Robert D. Kaplan's America's African Rifles, in April's Atlantic, provides insight on U.S. military training for indigenous troops in poor, unstable countries; specifically, Niger. The article, free of proselytizing about U.S. military training backfiring when the regimes we train become our enemies, focuses on the gritty interaction between U.S. and indigenous troops. Some excerpts from the article:
...imperialism has always been less about proconsuls than about local alliances and the indigenous troops, both of which allow the imperial authority to project power with minimum risk and fanfare. This was true for Rome, and it was particularly true for France and Britain, two thirds of whose campaigns consisted of soldiers enlisted in their colonies. Today it is also true for the United States.
[Nigerian] soldiers had proced their willingness to die in defense of not only their own but also of U.S. interests...
I mentioned to [U.S. Marine] Staff Sergeant Long that coups, being a feature of modernization, tend to happen wen a military is more institutionally advanced than its civilian authority. Long, a stocky, red-haired thirty-two year old with piercing eyes, who had been tagged for me by Major Baker as one of the brightest Marines in the unit, broke in about the Filipino military and the inefficiency and corruption of successive civilian regimes in the Philippines. His insights were impressive...Marines suck up knowledge wherever they can. And because their personal experiences are so different from those of journalists and academics, their company is invigorating in an intellectual sense.
With the training of indigenous troops at the heart of imperialism, and the rifle range at the heart of such training in our era, the range is truly the center of it all. "Every time you fire, a bad guy should bleed!" Sergeant Rivera yeleld. "Aim for the high center torse. Any hit is good. Don't worry about carving up the bulls-eye. This isn't target shooting. It's about fighting with a gun."
"Don't bend down. Just let the magazine drop. Minimize your movements or you're gonna fucking die." He demonstrated shooting and changing magazines while closing the distance from twenty-five to fifteen yards. The impressive thing was what wasn't happening: there were no wasted movements. "Notice," he said, "I'm not fast. I'm just smooth. It's not about speed but about efficiency."

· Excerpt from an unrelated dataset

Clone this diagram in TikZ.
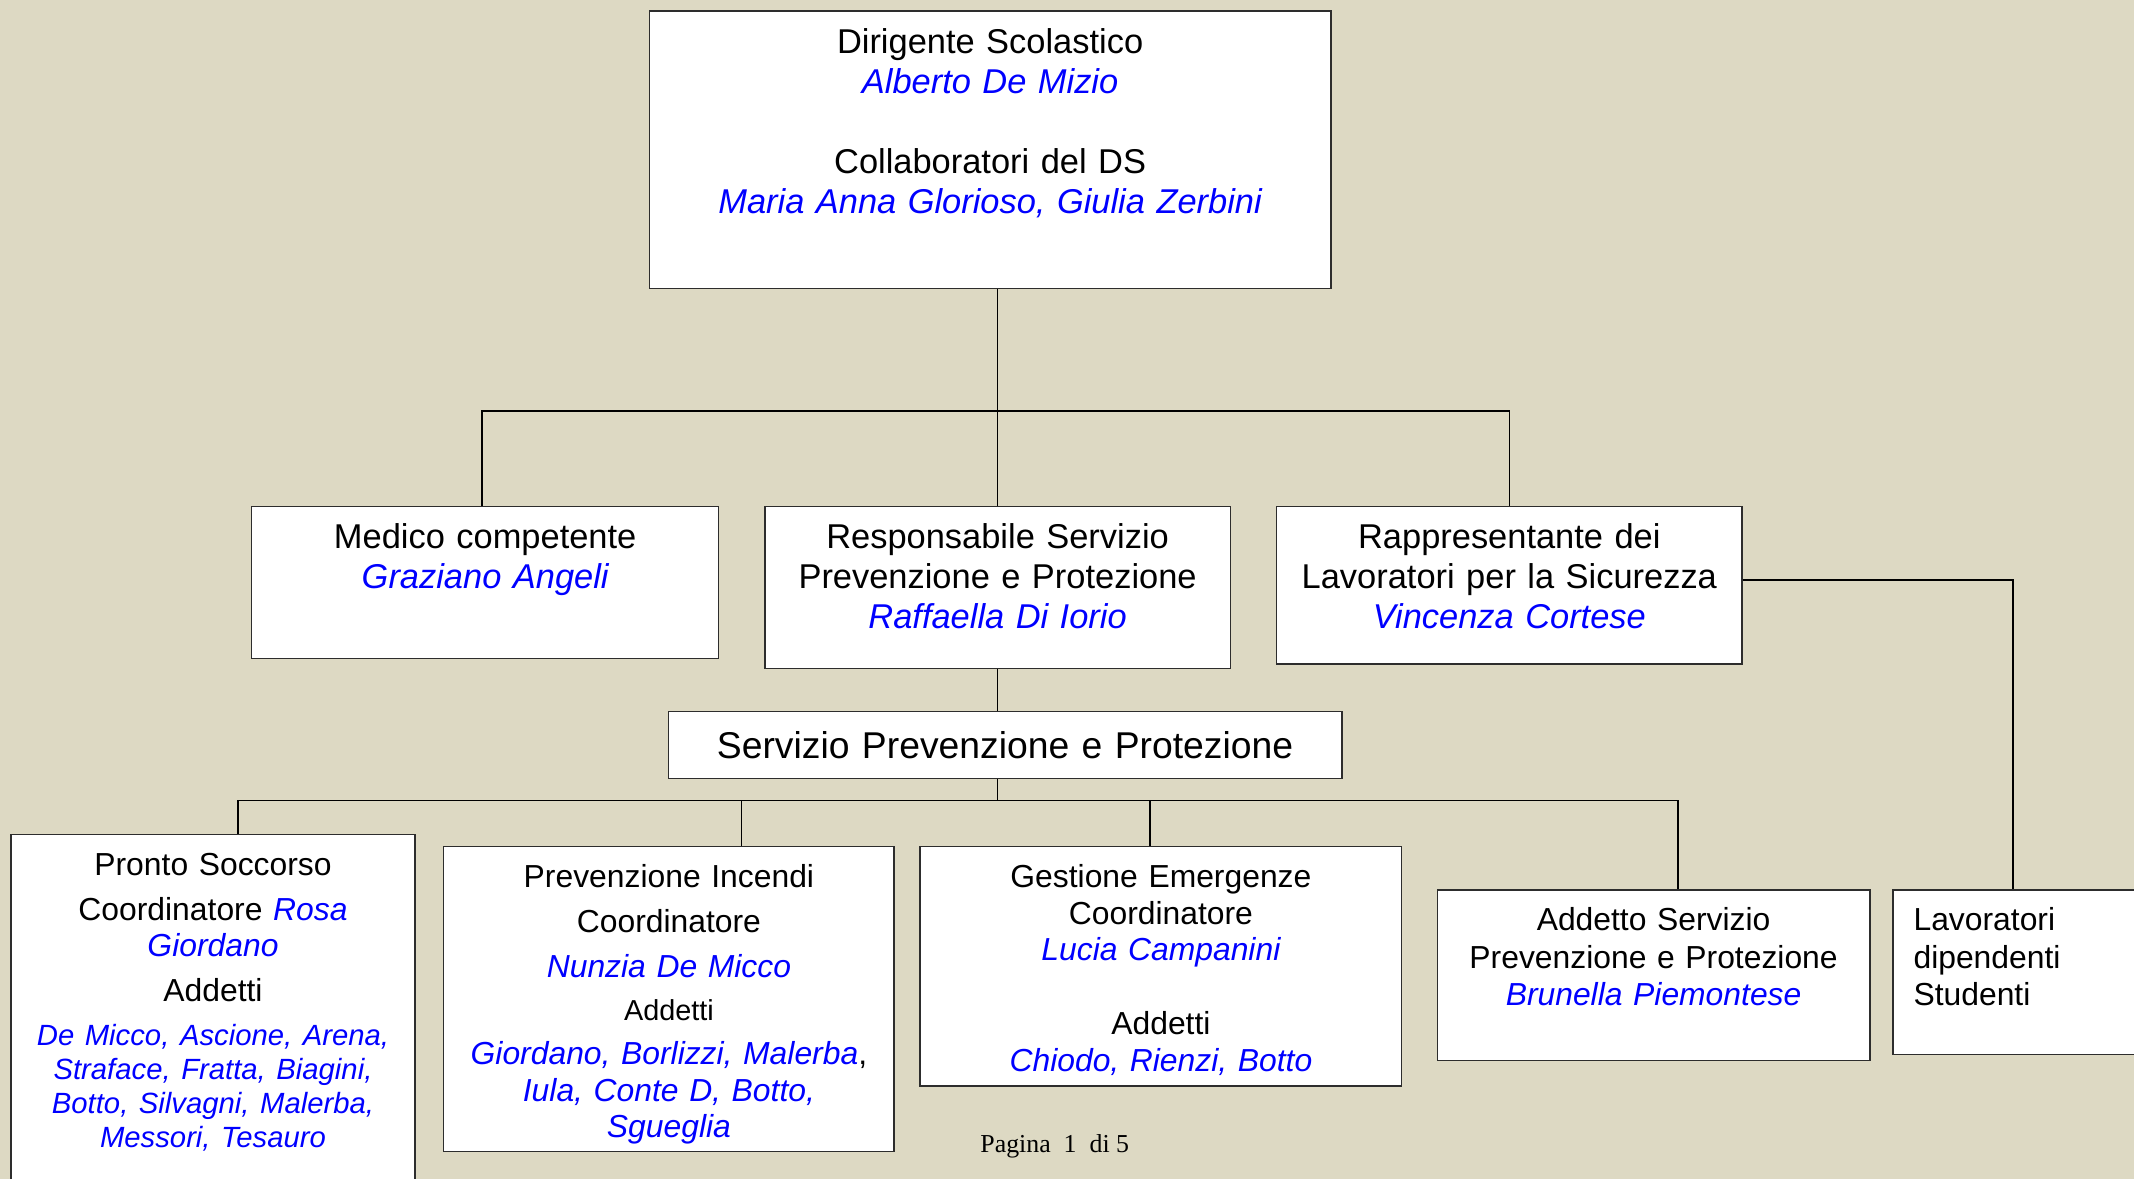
\documentclass[tikz,border=0pt]{standalone}
\usepackage{fontspec}
\setmainfont{Liberation Sans}
\newfontfamily\footfont{Liberation Serif}
\definecolor{pagetan}{RGB}{221,217,195}
\definecolor{nameblue}{RGB}{0,0,255}
\definecolor{boxline}{RGB}{45,45,45}

\newcommand{\who}[1]{\textcolor{nameblue}{\itshape #1}}
\newcommand{\whosmall}[1]{{\fontsize{21.5}{25}\selectfont\who{#1}}}

\begin{document}
\begin{tikzpicture}[x=1pt, y=-1pt,
    box/.style={draw=boxline, fill=white, line width=1pt, inner sep=0pt, align=center, anchor=base},
    upper/.style={font=\fontsize{25.3}{29.5}\selectfont},
    lower/.style={font=\fontsize{23.4}{27}\selectfont},
    link/.style={line width=1.1pt}]

    % Page
    \useasboundingbox (0,0) rectangle (1568,866);
    \clip (0,0) rectangle (1568,866);
    \fill[pagetan] (0,0) rectangle (1568,866);

    % Head
    \node[box, upper, text width=501pt, text height=31pt, text depth=173pt] (ds) at (727.5,39)
        {Dirigente Scolastico\\ \who{Alberto De Mizio}\\[29.5pt] Collaboratori del DS\\ \who{Maria Anna Glorioso, Giulia Zerbini}};

    % Second row
    \node[box, upper, text width=343pt, text height=31pt, text depth=81pt] (medico) at (356.5,403)
        {Medico competente\\ \who{Graziano Angeli}};
    \node[box, upper, text width=342pt, text height=31pt, text depth=88pt] (rspp) at (733,403)
        {Responsabile Servizio\\ Prevenzione e Protezione\\ \who{Raffaella Di Iorio}};
    \node[box, upper, text width=342pt, text height=31pt, text depth=85pt] (rls) at (1109,403)
        {Rappresentante dei\\ Lavoratori per la Sicurezza\\ \who{Vincenza Cortese}};

    % Service
    \node[box, font=\fontsize{27.4}{31}\selectfont, text width=495pt, text height=34pt, text depth=15pt] (spp) at (738.5,557)
        {Servizio Prevenzione e Protezione};

    % Bottom row
    \node[box, lower, text width=297pt, text height=30pt, text depth=240pt] (ps) at (156.5,643)
        {Pronto Soccorso\\[6pt] Coordinatore \who{Rosa}\\ \who{Giordano}\\[6pt] Addetti\\[5pt]
         \whosmall{De Micco, Ascione, Arena,}\\[-2pt] \whosmall{Straface, Fratta, Biagini,}\\[-2pt]
         \whosmall{Botto, Silvagni, Malerba,}\\[-2pt] \whosmall{Messori, Tesauro}};
    \node[box, lower, text width=331pt, text height=30pt, text depth=194pt] (pi) at (491.5,652)
        {Prevenzione Incendi\\[6pt] Coordinatore\\[6pt] \who{Nunzia De Micco}\\[5pt]
         {\fontsize{21.2}{27}\selectfont Addetti}\\[5pt] \who{Giordano, Borlizzi, Malerba},\\
         \who{Iula, Conte D, Botto,}\\ \who{Sgueglia}};
    \node[box, lower, text width=354pt, text height=30pt, text depth=146pt] (ge) at (853,652)
        {Gestione Emergenze\\ Coordinatore\\ \who{Lucia Campanini}\\[27pt] Addetti\\ \who{Chiodo, Rienzi, Botto}};
    \node[box, lower, font=\fontsize{23.4}{27.5}\selectfont, text width=318pt, text height=30pt, text depth=95pt] (aspp) at (1215,684)
        {Addetto Servizio\\ Prevenzione e Protezione\\ \who{Brunella Piemontese}};
    \node[box, lower, font=\fontsize{23.4}{27.5}\selectfont, align=left, text width=184pt, text height=30pt, text depth=91pt] (lav) at (1483,684)
        {\hspace*{15pt}Lavoratori\\ \hspace*{15pt}dipendenti\\ \hspace*{15pt}Studenti};

    % Footer
    \node[font=\footfont\fontsize{19}{22}\selectfont] (pagina) at (775,842) {Pagina\ \ 1\ \ di 5};

    % Upper links
    \coordinate (topbus) at (733,302);
    \draw[link] (rspp.north) -- (rspp.north |- ds.south);
    \draw[link] ([xshift=-2.5pt]medico.north) -- ([xshift=-2.5pt]medico.north |- topbus)
        -- (rls.north |- topbus) -- (rls.north);
    \draw[link] ([yshift=4pt]rls.east) -| ([xshift=-4pt]lav.north);
    \draw[link] (rspp.south) -- (rspp.south |- spp.north);

    % Lower links
    \coordinate (lowbus) at (733,588);
    \draw[link] (spp.south -| rspp.south) -- (lowbus);
    \draw[link] ([xshift=18.5pt]ps.north) -- ([xshift=18.5pt]ps.north |- lowbus)
        -- ([xshift=18pt]aspp.north |- lowbus) -- ([xshift=18pt]aspp.north);
    \draw[link] ([xshift=53.5pt]pi.north) -- ([xshift=53.5pt]pi.north |- lowbus);
    \draw[link] ([xshift=-8pt]ge.north) -- ([xshift=-8pt]ge.north |- lowbus);
\end{tikzpicture}
\end{document}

"This isn't target practice!" he kept shouting. "This is about killing people!"
Rivera liked the fact that the targets were man-shaped silhouettes rather than concentric circles. "If you're aiming at a bulls-eye, you're being programmed to shoot paper. If you're aiming at a silhouette, you're being programmed to kill motherfuckers."
"...At a hundred yards I'll drop to the prone in two seconds, but then I'll methodically put two in his chest so the mutherfucker will die before he can find his iron sights. That way I'll live. And I wanna live, because back in America there are a log of women that love me." ...his soldiers laughed loudly.
"...you're still fucking up. Remember, you're not learning how to shoot, but how to fight when you're tired and dirty. When you're tired and dirty and hurting, I want you to reach down and grab your balls. To find out what you're made of!" Everybody laughed. This wasn't about being mature or sensitive. This was about motivating young African soldiers.